By failing to establish the Darwin connection, and by ignoring the worst atrocities of eugenics, Ricki Lewis’s treatment of the subject is weak. To get the whole ugly history of eugenics, see Jerry Bergman’s books How Darwinism Corrodes Morality and The Darwin Effect, and John West’s book, Darwin Day in America.

We must not let Darwinists forget their dirty hands in the eugenics movement. If the likes of Richard Dawkins want to impugn the God of the Bible, let them examine the horrific effects of their idol, Charlie Darwin. Misguided Christians have done evil things, but usually because they were not students of the Scriptures. This is true of medieval Catholicism that actually discouraged study of the Bible, and had become so political and corrupt, even insiders knew it needed a Reformation. The body count from atheist regimes, though, stands mountains over that from religious “holy wars.” We’re talking hundreds of millions of casualties from communism and Nazism in the 20th century alone! Jerry Bergman documents unbelievable atrocities committed by regimes that swallowed Darwin’s lies about superior races and survival of the fittest.

What about eastern religions? Buddhism advocates separation from passion, leading to apathy about those who suffer; it has also made the Buddha into an idol. Hinduism and other polytheistic religions encourage self-torture (lancing one’s tongue, spearing one’s flesh and carrying weights on the spears) and irrational, unhealthy behaviors like bathing in the filthy Ganges. It led to suttee and the caste system. Muslims engage in slavery, abuse women, and use the sword to force conversion. Islam is not so much a religion as a political and legal regime following (again) the teachings of one man, a torturer, murderer, conqueror and child abuser. Confucianism is not really a religion, but a set of teachings by one man who didn’t know everything and didn’t try to understand the natural world.

Christians have brought help to the suffering, and sought to end the evil practices of other religions. Protestant churches were the first responders to the hurricanes in Texas and Florida. Christian missionaries and charities, like Samaritan’s Purse, send food to Haiti and the Sudan. Christians also take great interest in seeking to understand the workings of God’s creation—a passion that led to modern science (see our series on the world’s greatest creation scientists). Finally, Jews and Christians have preached against the evils of false religions for thousands of years. The contrast between God and the idols of the Canaanites is stark. Idol worshipers burned their children in the fire to their gods, and engaged in sexual orgies as “worship”. The Bible consistently condemned such evils in the strongest terms. Remember that Jesus provided a way to distinguish true from false religion: “You will know them by their fruits.” Only Christianity could draw the contrast that James makes in his letter:

Who is wise and understanding among you? By his good conduct let him show his works in the meekness of wisdom. But if you have bitter jealousy and selfish ambition in your hearts, do not boast and be false to the truth. This is not the wisdom that comes down from above, but is earthly, unspiritual, demonic. For where jealousy and selfish ambition exist, there will be disorder and every vile practice. But the wisdom from above is first pure, then peaceable, gentle, open to reason, full of mercy and good fruits, impartial and sincere. And a harvest of righteousness is sown in peace by those who make peace. (James 3:13-18)
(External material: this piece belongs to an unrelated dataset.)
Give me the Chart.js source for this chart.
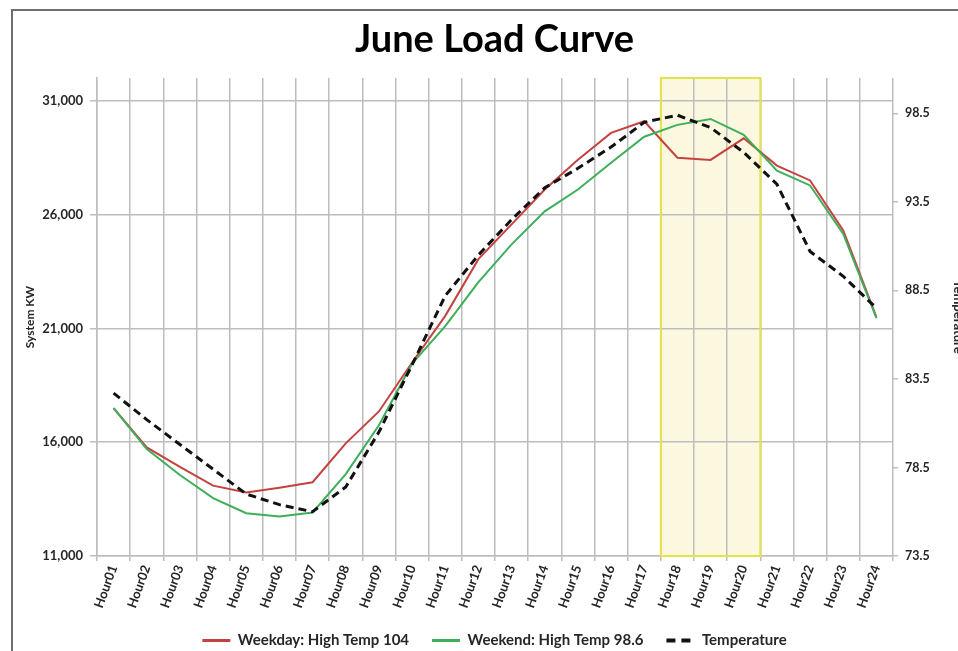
<!DOCTYPE html>
<html>
<head>
<meta charset="utf-8">
<script src="https://cdn.jsdelivr.net/npm/chart.js@4"></script>
<style>
  html, body { margin: 0; padding: 0; background: #fff; overflow: hidden; width: 958px; height: 651px; }
  #frame { position: absolute; left: 11px; top: 9px; width: 2000px; height: 2000px; border: 2px solid #6e6e6e; }
  #wrap { position: absolute; left: 0; top: 0; width: 969px; height: 651px; }
</style>
</head>
<body>
<div id="frame"></div>
<div id="wrap"><canvas id="c" width="969" height="651"></canvas></div>
<script>
const hours = ['Hour01','Hour02','Hour03','Hour04','Hour05','Hour06','Hour07','Hour08','Hour09','Hour10','Hour11','Hour12',
               'Hour13','Hour14','Hour15','Hour16','Hour17','Hour18','Hour19','Hour20','Hour21','Hour22','Hour23','Hour24'];
const weekdayKW = [17500, 15770, 14920, 14090, 13790, 14000, 14240, 15950, 17350, 19500, 21550, 24040,
                   25570, 27100, 28410, 29590, 30100, 28500, 28400, 29350, 28150, 27500, 25300, 21500];
const weekendKW = [17500, 15700, 14560, 13540, 12880, 12740, 12910, 14600, 16740, 19450, 21100, 23030,
                   24690, 26140, 27100, 28280, 29420, 29940, 30200, 29500, 27930, 27280, 25150, 21450];
const temperature = [82.7, 81.2, 79.8, 78.4, 77.0, 76.4, 76.0, 77.4, 80.5, 84.3, 88.2, 90.5,
                     92.5, 94.3, 95.4, 96.6, 98.0, 98.4, 97.7, 96.3, 94.5, 90.7, 89.3, 87.5];
const kwTicks = [11000, 16000, 21000, 26000, 31000];
const tempTicks = [73.5, 78.5, 83.5, 88.5, 93.5, 98.5];
const highlightStart = 'Hour18';
const highlightEnd = 'Hour20';
const kwRange = [11000, 32000];
const tempRange = [73.5, 100.5];

const GRID = '#bdbdbd';

function boxBounds(chart) {
  const x = chart.scales.x;
  const i0 = hours.indexOf(highlightStart), i1 = hours.indexOf(highlightEnd);
  const half = (x.getPixelForValue(1) - x.getPixelForValue(0)) / 2;
  return [x.getPixelForValue(i0) - half, x.getPixelForValue(i1) + half];
}

const highlightPlugin = {
  id: 'peakBox',
  beforeDraw(chart) {
    const area = chart.chartArea;
    const [left, right] = boxBounds(chart);
    const ctx = chart.ctx;
    ctx.save();
    ctx.fillStyle = '#fcf8df';
    ctx.fillRect(left, area.top, right - left, area.bottom - area.top);
    ctx.restore();
  },
  beforeDatasetsDraw(chart) {
    const area = chart.chartArea;
    const [left, right] = boxBounds(chart);
    const ctx = chart.ctx;
    ctx.save();
    ctx.strokeStyle = '#e3e34a';
    ctx.lineWidth = 2;
    ctx.strokeRect(left, area.top, right - left, area.bottom - area.top);
    ctx.restore();
  }
};

Chart.defaults.font.family = 'Lato, "Open Sans", sans-serif';
Chart.defaults.font.weight = 'bold';
Chart.defaults.color = '#262626';

new Chart(document.getElementById('c'), {
  type: 'line',
  data: {
    labels: hours,
    datasets: [
      { label: 'Weekday: High Temp 104', data: weekdayKW, yAxisID: 'y', borderColor: '#c4423f', backgroundColor: '#c4423f',
        borderWidth: 2, pointRadius: 0, tension: 0, order: 2 },
      { label: 'Weekend: High Temp 98.6', data: weekendKW, yAxisID: 'y', borderColor: '#3fae5b', backgroundColor: '#3fae5b',
        borderWidth: 2, pointRadius: 0, tension: 0, order: 1 },
      { label: 'Temperature', data: temperature, yAxisID: 'y1', borderColor: '#111', backgroundColor: '#111',
        borderWidth: 3, borderDash: [8, 5], pointRadius: 0, tension: 0, order: 0 }
    ]
  },
  options: {
    responsive: false,
    animation: false,
    layout: { padding: { left: 20, right: 0, top: 0, bottom: -7 } },
    plugins: {
      title: { display: true, text: 'June Load Curve', color: '#000',
               font: { size: 38, weight: 'bold', family: 'Lato, sans-serif' }, padding: { top: 17, bottom: 15.4 } },
      legend: { position: 'bottom',
        labels: { usePointStyle: true, pointStyle: 'line', pointStyleWidth: 28, padding: 23,
                  font: { size: 15, weight: 'bold' }, color: '#262626',
                  sort: (a, b) => a.datasetIndex - b.datasetIndex,
                  generateLabels(chart) {
                    const items = Chart.defaults.plugins.legend.labels.generateLabels(chart);
                    items.forEach(it => {
                      const ds = chart.data.datasets[it.datasetIndex];
                      it.lineDash = ds.borderDash ? [9, 6] : [];
                      it.lineWidth = ds.borderWidth + 1;
                      it.strokeStyle = ds.borderColor;
                    });
                    return items;
                  } } },
      tooltip: { enabled: false }
    },
    scales: {
      x: {
        offset: true,
        grid: { offset: true, color: GRID, lineWidth: 1.5, tickLength: 5, tickColor: GRID },
        border: { color: GRID, width: 1.5 },
        ticks: { autoSkip: false, minRotation: 70, maxRotation: 70, padding: 2, font: { size: 13, weight: 'bold' } },
        afterFit(s) { s.height = 54; }
      },
      y: {
        position: 'left', min: kwRange[0], max: kwRange[1],
        grid: { color: GRID, lineWidth: 1.5, tickLength: 7, tickColor: GRID },
        border: { color: GRID, width: 1.5 },
        afterBuildTicks(s) { s.ticks = kwTicks.map(v => ({ value: v })); },
        ticks: { padding: 7, font: { size: 13, weight: 'bold' } },
        title: { display: true, text: 'System KW', font: { size: 12, weight: 'bold' }, padding: { top: 3, bottom: 3 } },
        afterFit(s) { s.width = 77; }
      },
      y1: {
        position: 'right', min: tempRange[0], max: tempRange[1],
        grid: { drawOnChartArea: false, color: GRID, lineWidth: 1.5, tickLength: 5, tickColor: GRID },
        border: { display: false },
        afterBuildTicks(s) { s.ticks = tempTicks.map(v => ({ value: v })); },
        ticks: { padding: 7, font: { size: 12.5, weight: 'bold' } },
        title: { display: true, text: 'Temperature', font: { size: 13, weight: 'bold' }, padding: { top: 3, bottom: 3 } },
        afterFit(s) { s.width = 76; }
      }
    }
  },
  plugins: [highlightPlugin]
});
</script>
</body>
</html>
Atheists must not be allowed to lump the good and the evil under one label, “religion.” For one thing, atheism is a religion if religion is defined as a worldview that seeks to understand the Big Questions of Life (where did we come from; what is the meaning or purpose of life; what is good, true and beautiful). Darwinism certainly qualifies as a religion with that definition. For another thing, lumping supposed “people of faith” together overlooks differences which are much, much greater than the similarities. Finally, let’s dispense with the meaningless phrase, “people of faith.” Everybody is a person of faith. Substitute our phrase for those with simplistic, unexamined beliefs: people of fluff. We have an additional term for angry Darwinists: people of froth.